Sadly, the database has accepted the new insert, so there are now three plays of the Nocturne all within 1 second of each other! This is Giocoso's current, intermittent behaviour. Now let me set things back to the way they were by manually deleting that 19:08:48 freshly-inserted row, add in the trigger, and try doing that insert again:

That's me creating the new trigger: 'executed successfully'. So now let me try my insert again:

Notice that the insert says 'Execution finished without errors'... but if I check my table data:

...I see only the two rows of Nocturne, not three: the new insert has actually failed to take place, but without any awkward error messages appearing to confuse things. It simply fails silently. One last double-check: suppose I try to insert almost the same record as before (still dated at 19:08:48, in other words) but edit my insert statement so that I'm trying to insert the fact that something called 'Nocturney' was played, rather than 'Nocturne'. Does that change the outcome?

Again, the insert executes without errors... but does the table now contain the new row or not?

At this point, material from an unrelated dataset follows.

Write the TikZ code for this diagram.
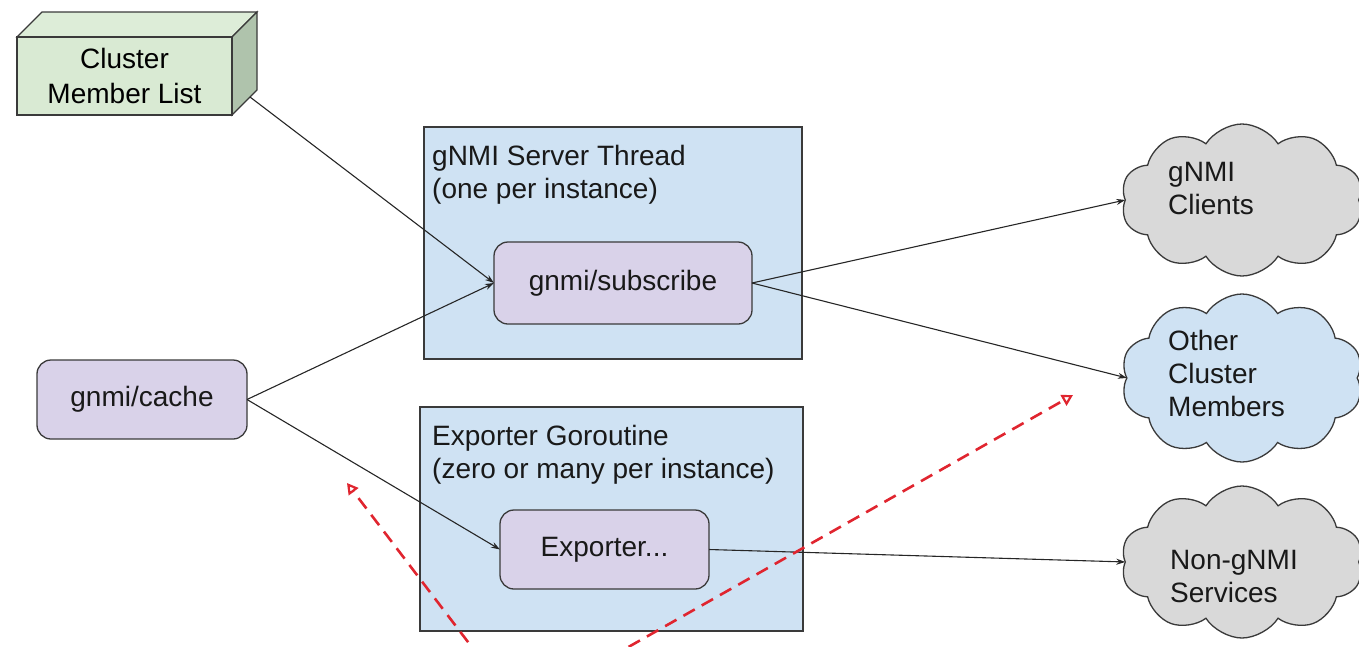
\documentclass[tikz,border=0pt]{standalone}
\usepackage{fontspec}
\setmainfont{Liberation Sans}
\usetikzlibrary{arrows.meta,shapes.symbols}
\definecolor{boxblue}{HTML}{CFE2F3}
\definecolor{lav}{HTML}{D9D2E9}
\definecolor{cloudgray}{HTML}{D9D9D9}
\definecolor{cloudblue}{HTML}{CFE2F3}
\definecolor{edge}{HTML}{3A3A3A}
\definecolor{dashred}{HTML}{E0252F}
\definecolor{greenfront}{HTML}{D9EAD3}
\definecolor{greentop}{HTML}{DDEDD8}
\definecolor{greenside}{HTML}{AFC3AC}
\tikzset{
  txt/.style={font=\fontsize{28}{33}\selectfont, text=black!90},
  container/.style={draw=edge, line width=1.3pt, fill=boxblue, inner sep=0pt, outer sep=0pt, anchor=north west},
  procbox/.style={draw=edge, line width=1.3pt, fill=lav, rounded corners=14pt, inner sep=0pt, outer sep=0pt, txt},
  cloudnode/.style={cloud, cloud puffs=10, cloud puff arc=115, aspect=1.6, draw=edge, line width=1.3pt, inner sep=0pt, outer sep=0pt},
  conn/.style={draw=black!85, line width=1.1pt, -{Stealth[length=9pt,width=6pt]}},
  reddash/.style={draw=dashred, line width=2.6pt, dash pattern=on 13pt off 8pt, -{Triangle[open,length=11pt,width=12pt,line width=2.2pt]}},
}
\begin{document}
\begin{tikzpicture}[x=1pt,y=-1pt]
\useasboundingbox (0,0) rectangle (1359,646);
\clip (0,0) rectangle (1359,646);
% Cluster member list (cuboid)
\fill[greentop, draw=edge, line width=1.2pt] (17,37) -- (42,12) -- (257,12) -- (232,37) -- cycle;
\fill[greenside, draw=edge, line width=1.2pt] (232,37) -- (257,12) -- (257,90) -- (232,115) -- cycle;
\node[draw=edge, line width=1.2pt, fill=greenfront, anchor=north west, minimum width=215, minimum height=78, inner sep=0pt, outer sep=0pt, align=center, font=\fontsize{28}{35}\selectfont] (cml) at (17,37) {Cluster\\Member List};
\coordinate (cmlr) at (250,97);
% containers
\node[container, minimum width=378, minimum height=232] (srv) at (424,127) {};
\node[txt, anchor=north west, align=left, inner sep=0pt] (srvt) at (432,145) {gNMI Server Thread\\(one per instance)};
\node[container, minimum width=383, minimum height=224] (expc) at (420,407) {};
\node[txt, anchor=north west, align=left, inner sep=0pt] (expt) at (432,425) {Exporter Goroutine\\(zero or many per instance)};
% process boxes
\node[procbox, minimum width=258, minimum height=82] (sub) at (623,283) {gnmi/subscribe};
\node[procbox, minimum width=210, minimum height=79] (cache) at (142,399.5) {gnmi/cache};
\node[procbox, minimum width=209, minimum height=79] (exp) at (604.5,549.5) {Exporter...};
% clouds
\node[cloudnode, fill=cloudgray, minimum width=242, minimum height=152] (c1) at (1242,200) {};
\node[txt, anchor=north west, align=left, inner sep=0pt] (c1t) at (1168,162) {gNMI\\Clients};
\node[cloudnode, fill=cloudblue, minimum width=242, minimum height=168] (c2) at (1242,378) {};
\node[txt, anchor=north west, align=left, inner sep=0pt] (c2t) at (1168,330) {Other\\Cluster\\Members};
\node[cloudnode, fill=cloudgray, minimum width=242, minimum height=152] (c3) at (1242,562) {};
\node[txt, anchor=north west, align=left, inner sep=0pt] (c3t) at (1170,550) {Non-gNMI\\Services};
% connectors
\draw[conn] (cmlr) -- (sub.west);
\draw[conn] (cache.east) -- (sub.west);
\draw[conn] (cache.east) -- (exp.west);
\draw[conn] (sub.east) -- (c1.west);
\draw[conn] (sub.east) -- (c2.west);
\draw[conn] (exp.east) -- (c3.west);
% red dashed arrows
\coordinate (orig) at (519,709);
\coordinate (t1) at (347,483);
\coordinate (t2) at (1073,395);
\draw[reddash] (orig) -- (t1);
\draw[reddash] (orig) -- (t2);
\end{tikzpicture}
\end{document}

Absolutely it does! The tiny alteration in the composition name, by adding just one letter to it, is enough for the trigger to fire, notice that not all the trigger conditions are met, and thus it shuts itself down without interfering in the insert process further. Result: new row gets into the PLAYS table after all. Where composition, composer, directory name all match an existing row in PLAYS with a playdate that's one second away from the proposed new insert's playdate, however, the trigger does correctly intervene, silently blows up the proposed new insert and thus preserves data integrity within the PLAYS table after all.

What does this all mean for Giocoso, then? Well, it means there's going to be a new release coming soon in which this trigger is applied to the PLAYS table automatically to prevent further duplicate play records making it into the database. It will take a few days of me testing it to be certain that it's fit for release, but hopefully I'll release something by early September. As for near-duplicate plays that are already in the PLAYS table? Those I'm not going to fix in a new release. Having Giocoso delete data automatically from PLAYS is not something I want to do as the risks of it deleting data it shouldn't do are just too high. I showed you the query to identify near-duplicate records and explained how to modify it to delete those duplicate records earlier: if you're comfortable with sqlitebrowser, therefore, you've got all the tools you need to remove your own duplicates without me trying to automate it for you (and you can assess and take the potential risks involved in doing so!) As it happens, the existence of 16 duplicates going back thousands of plays in the past couple of years indicates the problem is a rare one, so if you choose to leave well alone and put up with a handful of duplicates in your own play records, I think that's a perfectly understandable and reasonable approach, too.

Short version: watch this space over the next day or two. A new release of Giocoso is coming that will contain this fix to prevent future duplicate records in the PLAYS table.